Sarà anche vero che l'attesa del piacere è essa stessa il piacere ma l'attesa del via libera all'utilizzo delle armi a lunga gittata sul territorio russo, per l'Ucraina è tutt'altro che piacevole. Anzi. Più il tempo passa, più Kiev denuncia attacchi da cui può difendersi soltanto in parte mentre l'Occidente continua a nicchiare. Anche se qualcosa inizia a muoversi con i primi Paesi che hanno dato il loro via libera. Mentre da Mosca continuano ad arrivare le solite minacce, anche di natura nucleare.
Proprio come avvenne con i caccia F-35, i primi a sbloccare una situazione intricata sono Finlandia e Svezia, che un po' per vicinanza con la Russia un po' per convinzione, hanno congiuntamente detto di non avere «nulla in contrario rispetto alluso da parte dell'Ucraina di missili a media-lunga gittata per colpire a scopo difensivo il territorio della Russia». Le ministre degli Esteri dei due Paesi scandinavi Elina Valtonen e Maria Malmer Stenergaard, hanno spiegato che per quanto riguarda i due Paesi «l'unica limitazione è che le armi in questione siano utilizzate in conformità con il diritto internazionale» ed esplicitamente detto che l'uso delle armi «può essere esteso anche ad attacchi al territorio russo». Un primo passo, importane, che arriva all'indomani del vertice tra il premier britannico Keir Starmer e il presidente americano Joe Biden, che ancora non ha prodotto una decisione a riguardo. Il pressing del Regno Unito, seguito a quello francese, sta facendo vacillare anche la Casa Bianca ma il «sì» ufficiale tarda ad arrivare anche se molti analisti da Washington dicono che è solo questione di tempo.

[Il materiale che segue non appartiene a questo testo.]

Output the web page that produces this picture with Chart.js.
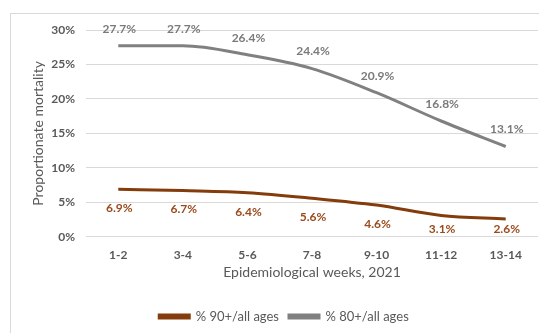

Intanto, il presidente ucraino Volodymyr Zelensky, continua a chiedere l'autorizzazione che potrebbe dare una svolta al conflitto e permettere all'Ucraina di arrivare a un eventuale tavolo di negoziato in posizione di forza. «Questa notte, il nemico ha lanciato più di 70 droni kamikaze Shahed in tutta l'Ucraina e grazie alle nostre forze di difesa, la maggior parte di loro è stata abbattuta», ha spiegato Zelensky aggiungendo però che «abbiamo bisogno di maggiori opportunità per rafforzare lo scudo aereo, la difesa antiaerea e a lungo raggio per continuare a proteggere la vita e la nostra gente. Stiamo lavorando su questo con tutti i nostri partner», ha spiegato il leader ucraino. La notte scorsa i russi hanno attaccato numerosi regioni ucraine: Kiev, Cherkasy, Zhytomyr, Vinnytsia, Odessa, Sumy, Dnipropetrovsk, Poltava, Kherson, Kharkiv e Donetsk ma la novità più interessante arriva ancora dal Kursk. Qui le forze armate ucraine sono riuscite a sfondare le difese russe su un altro tratto del confine russo-ucraino penetrando ad una profondità di «diversi chilometri», come riportano sia fonti ucraine che russe. In particolare una colonna corazzata ucraina ha sfondato nei pressi del villaggio di Veseloye, nelle retrovie di un gruppo di forze armate russe, approfittando della dispersione delle forze del Cremlino impegnate in un'operazione di controffensiva.
E proprio quello che sta accadendo nella regione di confine agita il Cremlino. Al punto che dopo settimane di silenzio, per la milionesima volta il vicepresidente del consiglio di sicurezza russo Dmitry Medvedev torna ad agitare lo spettro atomico. «Finora, non è stata presa alcuna decisione sull'uso di armi nucleari sebbene, per dirla senza mezzi termini, ci siano prerequisiti formali per questo, che sono chiari all'intera comunità mondiale e coerenti con la nostra dottrina di deterrenza nucleare.
Kursk, per esempio», ha detto il braccio destro di Putin aggiungendo, con involontaria ironia, che «la Russia sta dimostrando pazienza», perché «è ovvio che una risposta nucleare è una decisione estremamente difficile con conseguenze irreversibili» ma sottolineando anche che «qualsiasi forma di pazienza alla fine finisce». Dal libro delle minacce di Mosca, capitolo primo.